Bazı bakanlar aday olacak

İşte bu kapsamda kabinede görevli bakanların tamamının milletvekili adayı yapılması tartışılıyormuş. Karar çıkarsa bazı bakanlar deprem felaketinin yaşandığı illerden aday olacak. Diğerleri ise büyük şehirlerden. Sağlık Bakanı Fahrettin Koca, Milli Savunma Bakanı Hulisi Akar, İçişleri Bakanı Süleyman Soylu, Çevre ve Şehircilik Bakanı Murat Kurum, Milli Eğitim Bakanı Mahmut Özer, AK Parti'nin en önemli seçim kozları olabilir. Kulislerde eski bakan Mehmet Şimşek'in de AK Parti Gaziantep Milletvekili olacağı konuşulsa da parti kurmaylarına bu bilgiyi doğrulatamadım. Gaziantep'ten yine eski adalet Bakanı Abdulhamit Gül aday olabilir.

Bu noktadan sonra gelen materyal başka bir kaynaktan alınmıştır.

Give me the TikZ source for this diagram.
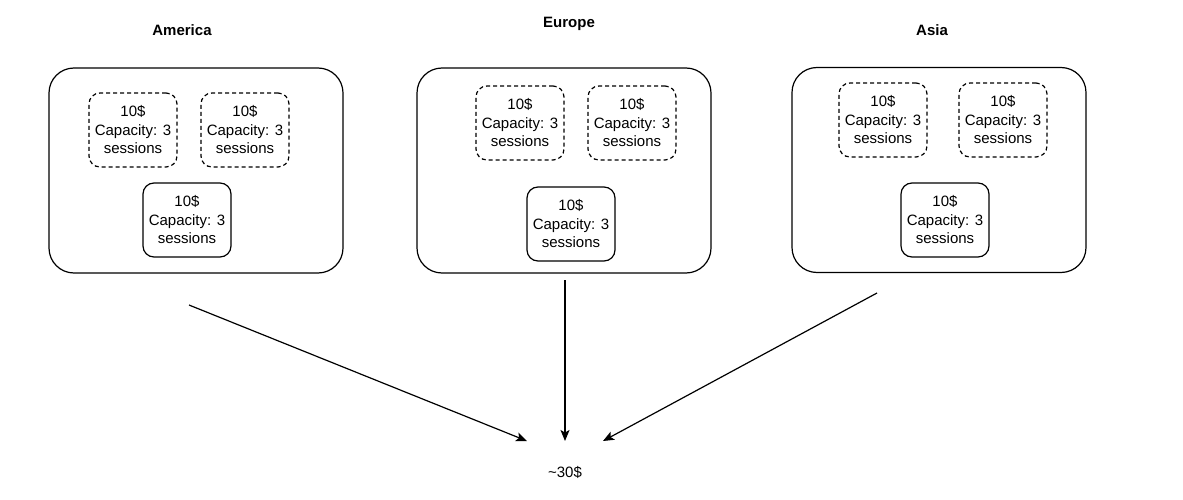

Bir başka unsur da üç dönem kuralı. Bugüne dek üç dönem kuralını işletip partinin TBMM Grubuna yeni yüzlerin katmayı öngören parti, bu kez ünlü ve güçlü isimleri bu kural yüzünden saf dışı bırakmaktan vazgeçmiş.

BMM kulisinde bir gazeteciye ‘Sen de adaylık başvurusu yapıyor musun’ diye sorduğu konuşulan Erdoğan, tartışma programlarında ünlenen bazı gazetecileri de milletvekili adayı yapabilir.

***

Peki bütün bunlar Erdoğan'ın seçimi kazanabilmesi için yeterli mi? Elbette hayır.

Haliyle Erdoğan ve ekibinin yenilgiye de hazırlıklı olması gerek.

Bazı siyasi gözlemciler, Erdoğan'ın bütün bakanları, Cumhurbaşkanlığı kurullarındaki bazı isimleri ve kritik bürokratları milletvekili yaparak, dokunulmazlık kazandırmak istediği yorumunu yapıyor ki bunun da haklılık payı olabilir.

Zira Erdoğan seçimi kaybederse ve AK Parti muhalefete düşerse, söz konusu isimler milletvekili olacakları için dokunulmazlık zırhına bürüneceklerinden bakanlıkları sırasındaki tartışmalı işlerden dolayı dokunulmaz olacaklar. (Erdoğan seçimi kazanırsa da zaten TBMM'nin yürütme açısından bir önemi kalmayacağı için istediği ismi istifa ettirip Bakan yapabilecek.)

Anlayacağınız, Erdoğan “aslarını” sahaya sürerek bir taşla iki kuş vurmak istiyor. Yani bir taraftan güçlü adaylarla kazanmak istiyor, diğer taraftan da “muhalefete düşme” durumu için aslarına dokunulmazlık gibi ciddi bir önlem alıyor.